Task instructions | Reproduce all the material exactly, minus any pictures it holds.
[Begin]
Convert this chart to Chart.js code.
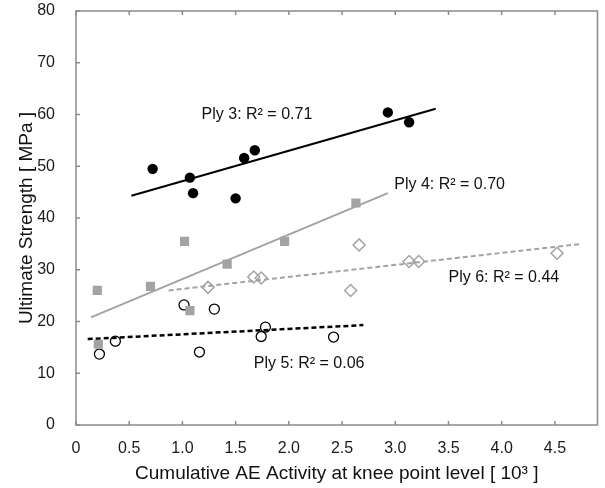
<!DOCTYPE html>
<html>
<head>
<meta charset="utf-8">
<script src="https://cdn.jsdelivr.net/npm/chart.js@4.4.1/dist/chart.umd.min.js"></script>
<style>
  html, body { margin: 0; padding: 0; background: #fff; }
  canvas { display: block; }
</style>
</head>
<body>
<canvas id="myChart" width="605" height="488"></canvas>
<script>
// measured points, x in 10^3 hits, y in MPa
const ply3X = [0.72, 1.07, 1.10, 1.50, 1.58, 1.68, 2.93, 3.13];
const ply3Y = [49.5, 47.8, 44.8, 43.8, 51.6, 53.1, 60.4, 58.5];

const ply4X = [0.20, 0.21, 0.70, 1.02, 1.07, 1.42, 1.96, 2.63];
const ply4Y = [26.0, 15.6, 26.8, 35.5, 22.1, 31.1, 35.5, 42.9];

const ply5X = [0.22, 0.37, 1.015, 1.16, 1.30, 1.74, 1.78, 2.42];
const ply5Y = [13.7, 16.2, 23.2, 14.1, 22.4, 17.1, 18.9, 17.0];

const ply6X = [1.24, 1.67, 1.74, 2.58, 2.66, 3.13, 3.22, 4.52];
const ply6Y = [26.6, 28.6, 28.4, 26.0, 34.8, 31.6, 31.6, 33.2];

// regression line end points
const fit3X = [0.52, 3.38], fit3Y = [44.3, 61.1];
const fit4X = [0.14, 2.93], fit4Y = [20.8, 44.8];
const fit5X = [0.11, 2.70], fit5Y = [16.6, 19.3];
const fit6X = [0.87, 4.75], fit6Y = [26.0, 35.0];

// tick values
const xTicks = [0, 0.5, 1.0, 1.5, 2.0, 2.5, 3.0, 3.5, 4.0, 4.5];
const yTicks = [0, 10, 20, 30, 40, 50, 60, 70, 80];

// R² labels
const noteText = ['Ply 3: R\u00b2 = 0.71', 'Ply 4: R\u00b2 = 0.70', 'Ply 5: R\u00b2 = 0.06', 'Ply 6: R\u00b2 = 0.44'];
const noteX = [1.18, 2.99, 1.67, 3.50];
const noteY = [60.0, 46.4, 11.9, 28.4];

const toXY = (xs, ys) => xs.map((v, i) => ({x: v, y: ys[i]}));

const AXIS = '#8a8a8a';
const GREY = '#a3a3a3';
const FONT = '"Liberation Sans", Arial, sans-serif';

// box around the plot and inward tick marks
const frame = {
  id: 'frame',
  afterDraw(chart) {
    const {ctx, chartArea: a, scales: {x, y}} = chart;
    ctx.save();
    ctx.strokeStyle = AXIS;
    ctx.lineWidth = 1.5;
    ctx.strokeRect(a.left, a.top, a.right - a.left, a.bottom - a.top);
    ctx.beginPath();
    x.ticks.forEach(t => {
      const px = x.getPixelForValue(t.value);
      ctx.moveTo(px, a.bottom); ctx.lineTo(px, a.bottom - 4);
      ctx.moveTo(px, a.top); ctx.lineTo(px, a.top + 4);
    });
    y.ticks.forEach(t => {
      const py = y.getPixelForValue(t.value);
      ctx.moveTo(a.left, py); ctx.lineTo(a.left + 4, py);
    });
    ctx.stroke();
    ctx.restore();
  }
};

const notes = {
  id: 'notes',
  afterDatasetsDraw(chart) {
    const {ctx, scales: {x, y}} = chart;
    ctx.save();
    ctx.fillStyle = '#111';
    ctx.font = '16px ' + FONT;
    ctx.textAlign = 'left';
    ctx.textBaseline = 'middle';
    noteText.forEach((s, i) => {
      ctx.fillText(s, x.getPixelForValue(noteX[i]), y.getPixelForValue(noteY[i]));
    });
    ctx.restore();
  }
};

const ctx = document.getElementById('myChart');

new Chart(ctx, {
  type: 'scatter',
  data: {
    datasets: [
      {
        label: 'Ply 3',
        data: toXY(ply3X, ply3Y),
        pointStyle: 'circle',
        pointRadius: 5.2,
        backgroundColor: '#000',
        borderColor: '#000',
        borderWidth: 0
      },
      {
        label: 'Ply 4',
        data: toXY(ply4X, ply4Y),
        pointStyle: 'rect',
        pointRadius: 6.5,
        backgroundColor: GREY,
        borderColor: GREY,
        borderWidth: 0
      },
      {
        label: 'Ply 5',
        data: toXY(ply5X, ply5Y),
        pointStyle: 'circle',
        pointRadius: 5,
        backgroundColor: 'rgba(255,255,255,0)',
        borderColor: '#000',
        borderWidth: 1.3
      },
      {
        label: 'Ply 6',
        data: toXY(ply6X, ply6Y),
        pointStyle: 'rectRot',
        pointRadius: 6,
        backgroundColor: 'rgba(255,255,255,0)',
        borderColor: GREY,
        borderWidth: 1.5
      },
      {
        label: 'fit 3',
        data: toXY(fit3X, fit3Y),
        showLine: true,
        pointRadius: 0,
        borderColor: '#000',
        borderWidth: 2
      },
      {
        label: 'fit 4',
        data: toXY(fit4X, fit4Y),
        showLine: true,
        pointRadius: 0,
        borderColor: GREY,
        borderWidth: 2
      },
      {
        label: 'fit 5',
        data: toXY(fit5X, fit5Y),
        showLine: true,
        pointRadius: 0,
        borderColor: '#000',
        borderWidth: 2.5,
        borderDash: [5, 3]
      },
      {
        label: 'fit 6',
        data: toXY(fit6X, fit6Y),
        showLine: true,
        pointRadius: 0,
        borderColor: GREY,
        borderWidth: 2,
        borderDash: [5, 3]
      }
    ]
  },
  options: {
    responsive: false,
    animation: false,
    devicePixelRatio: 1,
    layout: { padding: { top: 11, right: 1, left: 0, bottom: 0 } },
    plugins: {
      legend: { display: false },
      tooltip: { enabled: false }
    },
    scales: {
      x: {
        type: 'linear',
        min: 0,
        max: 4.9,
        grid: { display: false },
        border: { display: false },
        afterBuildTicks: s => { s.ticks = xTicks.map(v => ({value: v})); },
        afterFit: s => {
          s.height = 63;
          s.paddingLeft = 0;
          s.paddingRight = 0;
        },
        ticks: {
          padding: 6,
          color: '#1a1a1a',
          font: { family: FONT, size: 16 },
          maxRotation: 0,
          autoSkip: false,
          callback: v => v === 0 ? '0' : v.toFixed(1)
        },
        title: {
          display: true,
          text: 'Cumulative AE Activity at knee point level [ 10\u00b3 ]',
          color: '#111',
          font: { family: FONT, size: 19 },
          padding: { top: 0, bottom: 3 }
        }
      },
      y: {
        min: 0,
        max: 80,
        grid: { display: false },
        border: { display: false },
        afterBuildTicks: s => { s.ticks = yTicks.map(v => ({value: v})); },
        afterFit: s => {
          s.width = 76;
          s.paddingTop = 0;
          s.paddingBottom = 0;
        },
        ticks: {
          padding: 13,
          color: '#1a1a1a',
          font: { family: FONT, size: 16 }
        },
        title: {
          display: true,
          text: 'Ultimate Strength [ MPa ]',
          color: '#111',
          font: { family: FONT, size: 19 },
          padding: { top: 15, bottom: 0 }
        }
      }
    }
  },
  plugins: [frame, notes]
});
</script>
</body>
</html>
[End]
Response |
Convert this chart to Chart.js code.
<!DOCTYPE html>
<html>
<head>
<meta charset="utf-8">
<script src="https://cdn.jsdelivr.net/npm/chart.js@4.4.1/dist/chart.umd.min.js"></script>
<style>
  html, body { margin: 0; padding: 0; background: #fff; }
  canvas { display: block; }
</style>
</head>
<body>
<canvas id="myChart" width="605" height="488"></canvas>
<script>
// measured points, x in 10^3 hits, y in MPa
const ply3X = [0.72, 1.07, 1.10, 1.50, 1.58, 1.68, 2.93, 3.13];
const ply3Y = [49.5, 47.8, 44.8, 43.8, 51.6, 53.1, 60.4, 58.5];

const ply4X = [0.20, 0.21, 0.70, 1.02, 1.07, 1.42, 1.96, 2.63];
const ply4Y = [26.0, 15.6, 26.8, 35.5, 22.1, 31.1, 35.5, 42.9];

const ply5X = [0.22, 0.37, 1.015, 1.16, 1.30, 1.74, 1.78, 2.42];
const ply5Y = [13.7, 16.2, 23.2, 14.1, 22.4, 17.1, 18.9, 17.0];

const ply6X = [1.24, 1.67, 1.74, 2.58, 2.66, 3.13, 3.22, 4.52];
const ply6Y = [26.6, 28.6, 28.4, 26.0, 34.8, 31.6, 31.6, 33.2];

// regression line end points
const fit3X = [0.52, 3.38], fit3Y = [44.3, 61.1];
const fit4X = [0.14, 2.93], fit4Y = [20.8, 44.8];
const fit5X = [0.11, 2.70], fit5Y = [16.6, 19.3];
const fit6X = [0.87, 4.75], fit6Y = [26.0, 35.0];

// tick values
const xTicks = [0, 0.5, 1.0, 1.5, 2.0, 2.5, 3.0, 3.5, 4.0, 4.5];
const yTicks = [0, 10, 20, 30, 40, 50, 60, 70, 80];

// R² labels
const noteText = ['Ply 3: R\u00b2 = 0.71', 'Ply 4: R\u00b2 = 0.70', 'Ply 5: R\u00b2 = 0.06', 'Ply 6: R\u00b2 = 0.44'];
const noteX = [1.18, 2.99, 1.67, 3.50];
const noteY = [60.0, 46.4, 11.9, 28.4];

const toXY = (xs, ys) => xs.map((v, i) => ({x: v, y: ys[i]}));

const AXIS = '#8a8a8a';
const GREY = '#a3a3a3';
const FONT = '"Liberation Sans", Arial, sans-serif';

// box around the plot and inward tick marks
const frame = {
  id: 'frame',
  afterDraw(chart) {
    const {ctx, chartArea: a, scales: {x, y}} = chart;
    ctx.save();
    ctx.strokeStyle = AXIS;
    ctx.lineWidth = 1.5;
    ctx.strokeRect(a.left, a.top, a.right - a.left, a.bottom - a.top);
    ctx.beginPath();
    x.ticks.forEach(t => {
      const px = x.getPixelForValue(t.value);
      ctx.moveTo(px, a.bottom); ctx.lineTo(px, a.bottom - 4);
      ctx.moveTo(px, a.top); ctx.lineTo(px, a.top + 4);
    });
    y.ticks.forEach(t => {
      const py = y.getPixelForValue(t.value);
      ctx.moveTo(a.left, py); ctx.lineTo(a.left + 4, py);
    });
    ctx.stroke();
    ctx.restore();
  }
};

const notes = {
  id: 'notes',
  afterDatasetsDraw(chart) {
    const {ctx, scales: {x, y}} = chart;
    ctx.save();
    ctx.fillStyle = '#111';
    ctx.font = '16px ' + FONT;
    ctx.textAlign = 'left';
    ctx.textBaseline = 'middle';
    noteText.forEach((s, i) => {
      ctx.fillText(s, x.getPixelForValue(noteX[i]), y.getPixelForValue(noteY[i]));
    });
    ctx.restore();
  }
};

const ctx = document.getElementById('myChart');

new Chart(ctx, {
  type: 'scatter',
  data: {
    datasets: [
      {
        label: 'Ply 3',
        data: toXY(ply3X, ply3Y),
        pointStyle: 'circle',
        pointRadius: 5.2,
        backgroundColor: '#000',
        borderColor: '#000',
        borderWidth: 0
      },
      {
        label: 'Ply 4',
        data: toXY(ply4X, ply4Y),
        pointStyle: 'rect',
        pointRadius: 6.5,
        backgroundColor: GREY,
        borderColor: GREY,
        borderWidth: 0
      },
      {
        label: 'Ply 5',
        data: toXY(ply5X, ply5Y),
        pointStyle: 'circle',
        pointRadius: 5,
        backgroundColor: 'rgba(255,255,255,0)',
        borderColor: '#000',
        borderWidth: 1.3
      },
      {
        label: 'Ply 6',
        data: toXY(ply6X, ply6Y),
        pointStyle: 'rectRot',
        pointRadius: 6,
        backgroundColor: 'rgba(255,255,255,0)',
        borderColor: GREY,
        borderWidth: 1.5
      },
      {
        label: 'fit 3',
        data: toXY(fit3X, fit3Y),
        showLine: true,
        pointRadius: 0,
        borderColor: '#000',
        borderWidth: 2
      },
      {
        label: 'fit 4',
        data: toXY(fit4X, fit4Y),
        showLine: true,
        pointRadius: 0,
        borderColor: GREY,
        borderWidth: 2
      },
      {
        label: 'fit 5',
        data: toXY(fit5X, fit5Y),
        showLine: true,
        pointRadius: 0,
        borderColor: '#000',
        borderWidth: 2.5,
        borderDash: [5, 3]
      },
      {
        label: 'fit 6',
        data: toXY(fit6X, fit6Y),
        showLine: true,
        pointRadius: 0,
        borderColor: GREY,
        borderWidth: 2,
        borderDash: [5, 3]
      }
    ]
  },
  options: {
    responsive: false,
    animation: false,
    devicePixelRatio: 1,
    layout: { padding: { top: 11, right: 1, left: 0, bottom: 0 } },
    plugins: {
      legend: { display: false },
      tooltip: { enabled: false }
    },
    scales: {
      x: {
        type: 'linear',
        min: 0,
        max: 4.9,
        grid: { display: false },
        border: { display: false },
        afterBuildTicks: s => { s.ticks = xTicks.map(v => ({value: v})); },
        afterFit: s => {
          s.height = 63;
          s.paddingLeft = 0;
          s.paddingRight = 0;
        },
        ticks: {
          padding: 6,
          color: '#1a1a1a',
          font: { family: FONT, size: 16 },
          maxRotation: 0,
          autoSkip: false,
          callback: v => v === 0 ? '0' : v.toFixed(1)
        },
        title: {
          display: true,
          text: 'Cumulative AE Activity at knee point level [ 10\u00b3 ]',
          color: '#111',
          font: { family: FONT, size: 19 },
          padding: { top: 0, bottom: 3 }
        }
      },
      y: {
        min: 0,
        max: 80,
        grid: { display: false },
        border: { display: false },
        afterBuildTicks: s => { s.ticks = yTicks.map(v => ({value: v})); },
        afterFit: s => {
          s.width = 76;
          s.paddingTop = 0;
          s.paddingBottom = 0;
        },
        ticks: {
          padding: 13,
          color: '#1a1a1a',
          font: { family: FONT, size: 16 }
        },
        title: {
          display: true,
          text: 'Ultimate Strength [ MPa ]',
          color: '#111',
          font: { family: FONT, size: 19 },
          padding: { top: 15, bottom: 0 }
        }
      }
    }
  },
  plugins: [frame, notes]
});
</script>
</body>
</html>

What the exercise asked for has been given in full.